- Kanji: 美男高校地球防衛部ETERNAL LOVE！
- Revised Hepburn: Binan Kōkō Chikyū Bōei-bu Etānaru Rabu!
- Directed by: Shinji Takamatsu
- Screenplay by: Michiko Yokote
- Based on: Cute High Earth Defense Club Love! by Kurari Umatani
- Starring: Kazutomi Yamamoto; Yūichirō Umehara; Kōtarō Nishiyama; Yusuke Shirai; Toshiki Masuda;
- Cinematography: Kenji Takehara
- Edited by: Toshihiko Kojima
- Music by: yamazo
- Production company: Studio Comet
- Distributed by: Pony Canyon Inc.
- Release date: January 24, 2025;
- Running time: 81 minutes
- Country: Japan
- Language: Japanese

= Cute High Earth Defense Club Eternal Love! =

2025 film by Shinji Takamatsu

 is a 2025 Japanese animated fantasy parody film directed by Shinji Takamatsu and written by Michiko Yokote; the film is based on the Cute High Earth Defense Club Love! franchise by Kurari Umatani. Produced by Studio Comet and distributed by Pony Canyon, Eternal Love! celebrates the franchise's 10th anniversary, and serve as a sequel to the first anime series. The film stars the voices of Kazutomi Yamamoto, Yūichirō Umehara, Kōtarō Nishiyama, Yusuke Shirai, and Toshiki Masuda.

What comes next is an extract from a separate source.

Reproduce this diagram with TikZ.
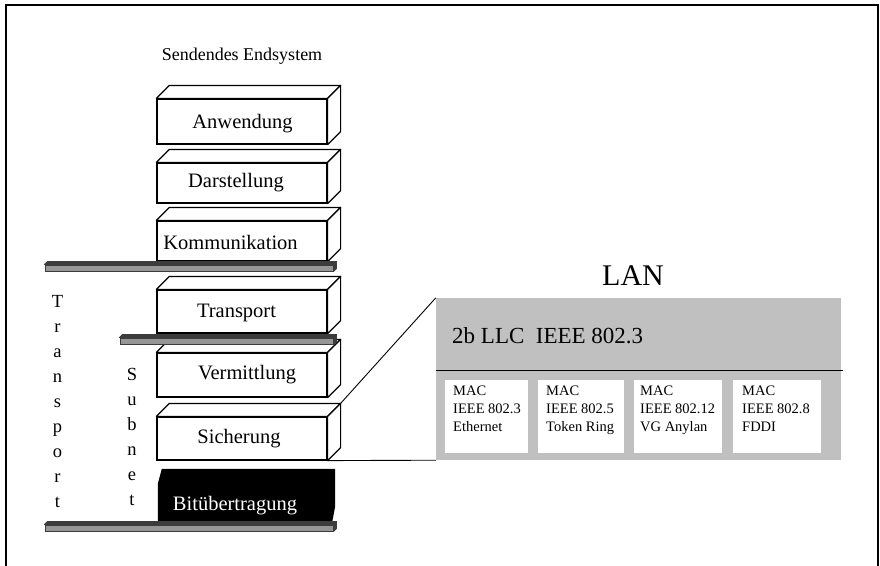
\documentclass[tikz,border=0pt]{standalone}
\usepackage{fontspec}
\setmainfont{Liberation Serif}
\definecolor{lanfill}{RGB}{192,192,192}
\definecolor{barfill}{RGB}{150,150,150}
\definecolor{bardark}{RGB}{60,60,60}
\begin{document}
\begin{tikzpicture}[x=1pt,y=-1pt,
  layer/.style={draw=black, fill=white, line width=1.2pt, minimum width=170pt, inner sep=0pt},
  face/.style={draw=black, fill=white, line width=1.2pt, line join=round},
  lbl/.style={anchor=base, inner sep=0pt, font=\fontsize{20.5}{24}\selectfont},
  slab/.style={draw=bardark, fill=barfill, line width=0.9pt, minimum height=6pt, inner sep=0pt},
  slabside/.style={draw=bardark, fill=bardark, line width=0.9pt, line join=round},
  vtext/.style={anchor=north, align=center, inner sep=0pt, font=\fontsize{18.5}{25}\selectfont},
  macbox/.style={fill=white, minimum height=73pt, inner sep=0pt},
  mactext/.style={anchor=north west, align=left, inner sep=0pt, font=\fontsize{14.5}{18}\selectfont},
  link/.style={draw=black, line width=0.9pt}
]
\useasboundingbox (0,0) rectangle (880,565);

% frame, open at the bottom
\draw[line width=2pt] (6,575) -- (6,5) -- (878,5) -- (878,575);

% title of the protocol stack
\node[anchor=base, inner sep=0pt, font=\fontsize{18}{22}\selectfont] (title) at (242,60) {Sendendes Endsystem};

% front faces of the layer boxes
\node[layer, minimum height=45pt] (anw) at (242,121.5) {};
\node[layer, minimum height=40pt] (dar) at (242,183) {};
\node[layer, minimum height=40pt] (kom) at (242,241) {};
\node[layer, minimum height=43pt] (tra) at (242,311.5) {};
\node[layer, minimum height=44pt] (ver) at (242,375) {};
\node[layer, minimum height=43pt] (sic) at (242,438.5) {};

% top and side faces giving the boxes depth
\foreach \n in {anw,dar,kom,tra,ver,sic}{
  \draw[face] (\n.north west) -- ++(13,-13) -- ([shift={(13,-13)}]\n.north east) -- (\n.north east) -- cycle;
  \draw[face] (\n.north east) -- ++(13,-13) -- ([shift={(13,-13)}]\n.south east) -- (\n.south east) -- cycle;
}

% layer labels
\node[lbl] (lanw) at (242.5,128) {Anwendung};
\node[lbl] (ldar) at (236,187) {Darstellung};
\node[lbl] (lkom) at (230.5,249) {Kommunikation};
\node[lbl] (ltra) at (236.5,317) {Transport};
\node[lbl] (lver) at (247,379) {Vermittlung};
\node[lbl] (lsic) at (239,443) {Sicherung};

% physical layer, drawn as a black block with trimmed corners
\node[minimum width=177pt, minimum height=53pt, inner sep=0pt] (bit) at (246.5,495.5) {};
\fill[black] ([xshift=4pt]bit.north west) -- (bit.north east) -- ([yshift=16pt]bit.south east)
  -- ([xshift=-3pt]bit.south east) -- (bit.south west) -- ([yshift=-15pt]bit.north west) -- cycle;
\node[lbl, text=white] (lbit) at (235,510) {Bitübertragung};

% separating slabs
\node[slab, minimum width=288pt] (bar1) at (189,268) {};
\node[slab, minimum width=213pt] (bar2) at (226.5,341) {};
\node[slab, minimum width=288pt] (bar3) at (189,528) {};
\foreach \b in {bar1,bar2,bar3}{
  \draw[slabside] (\b.north west) -- ++(3,-3) -- ([shift={(3,-3)}]\b.north east) -- (\b.north east) -- cycle;
  \draw[slabside] (\b.north east) -- ++(3,-3) -- ([shift={(3,-3)}]\b.south east) -- (\b.south east) -- cycle;
}

% vertical words
\node[vtext] (wtrans) at (57.5,295) {T\\r\\a\\n\\s\\p\\o\\r\\t};
\node[vtext] (wsub) at (132,368) {S\\u\\b\\n\\e\\t};

% LAN detail
\node[anchor=base, inner sep=0pt, font=\fontsize{30}{34}\selectfont] (lantitle) at (633,285) {LAN};
\node[fill=lanfill, minimum width=405pt, minimum height=162pt, inner sep=0pt] (lan) at (638.5,379) {};
\coordinate (divL) at (436,370);
\coordinate (divR) at (843,370);
\draw[link] (divL) -- (divR);
\node[anchor=base west, inner sep=0pt, font=\fontsize{23}{27}\selectfont] (llc) at (452,343) {2b LLC\ \ IEEE 802.3};

\node[macbox, minimum width=83pt] (mac1) at (486.5,416.5) {};
\node[macbox, minimum width=86pt] (mac2) at (581,416.5) {};
\node[macbox, minimum width=88pt] (mac3) at (678,416.5) {};
\node[macbox, minimum width=88pt] (mac4) at (777,416.5) {};
\node[mactext] (mt1) at (453,386) {MAC\\IEEE 802.3\\Ethernet};
\node[mactext] (mt2) at (546,386) {MAC\\IEEE 802.5\\Token Ring};
\node[mactext] (mt3) at (640,386) {MAC\\IEEE 802.12\\VG Anylan};
\node[mactext] (mt4) at (742,386) {MAC\\IEEE 802.8\\FDDI};

% zoom lines from the data link layer to the LAN detail
\coordinate (sicback) at ([shift={(13,-13)}]sic.north east);
\draw[link] (sicback) -- (lan.north west);
\draw[link] (sic.south east) -- (lan.south west);
\end{tikzpicture}
\end{document}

Eternal Love! was released in Japan on January 24, 2025.

==Synopsis==
To save Earth and love itself, Wombat aims to travel to year 2015, but then accidentally lands on the year 2025. The Battle Lovers must reunite and face cold-hearted Deathamor.

==Voice cast==
- Earth Defense Club
- Kazutomi Yamamoto as Yumoto Hakone
- Yūichirō Umehara as En Yufuin
- Kōtarō Nishiyama as Atsushi Kinugawa
- Yusuke Shirai as Io Naruko
- Toshiki Masuda as Ryuu Zaruo
- Tomokazu Sugita as Gōra Hakone
- Mugihito as Wombat

- Conquest Club
- Hiroshi Kamiya as Kinishiro Kusatsu
- Jun Fukuyama as Ibushu Arima
- Takuma Terashima as Akoya Gero
- Hiroki Yasumoto as Zundar

- Vepper
- Keisuke Koumoto as Akihiko Beppu
- Yoshiki Murakami as Haruhiko Beppu
- Hiroki Yasumoto as Danacha

- Defense Club Happy Kiss
- Naoyuki Shimozuru as Kyotaro Shuzeji
- Ryōga Komata as Ryoma Kirishima
- Takahide Ishii as Nanao Wakura
- Rikuya Yasuda as Taishi Manza
- Shouta Hayama as Ichiro Dōgo
- Takuya Eguchi as Karurusu

- Student Council Edelstein
- Hikaru Midorikawa as Ata Ibusuki
- Kosuke Toriumi as Taiju Unazuki
- Yoshitsugu Matsuoka as Maasa Shirohine
- Hiroki Yasumoto as Rafunui

- Film characters
- Kappei Yamaguchi as Aye-aye
- Jūrōta Kosugi as Deathamor

==Production==
In July 2024, it was announced that the Cute High Earth Defense Club Love! franchise will receive a film adaptation to commemorate its tenth anniversary, along with the returning voice cast and staff members. In October 2024, it was announced that the voice cast members of Cute High Earth Defense Club Happy Kiss! would also reprise their roles for the film. In November of that year, it was announced that Kappei Yamaguchi and Jūrōta Kosugi have been cast as new characters.

The theme song for the film is "Forever Unchanging☆LOVE IS LIFE☆" (永久不変☆LOVE IS LIFE☆, Eikyū Fuhen☆Rabu is Raifu☆) by Cute High Earth All Stars.

==Release==
The film was released in theaters in Japan on January 24, 2025.

==Reception==
===Box office===
The film did not reach the top 10 in the Japanese box office in its opening weekend.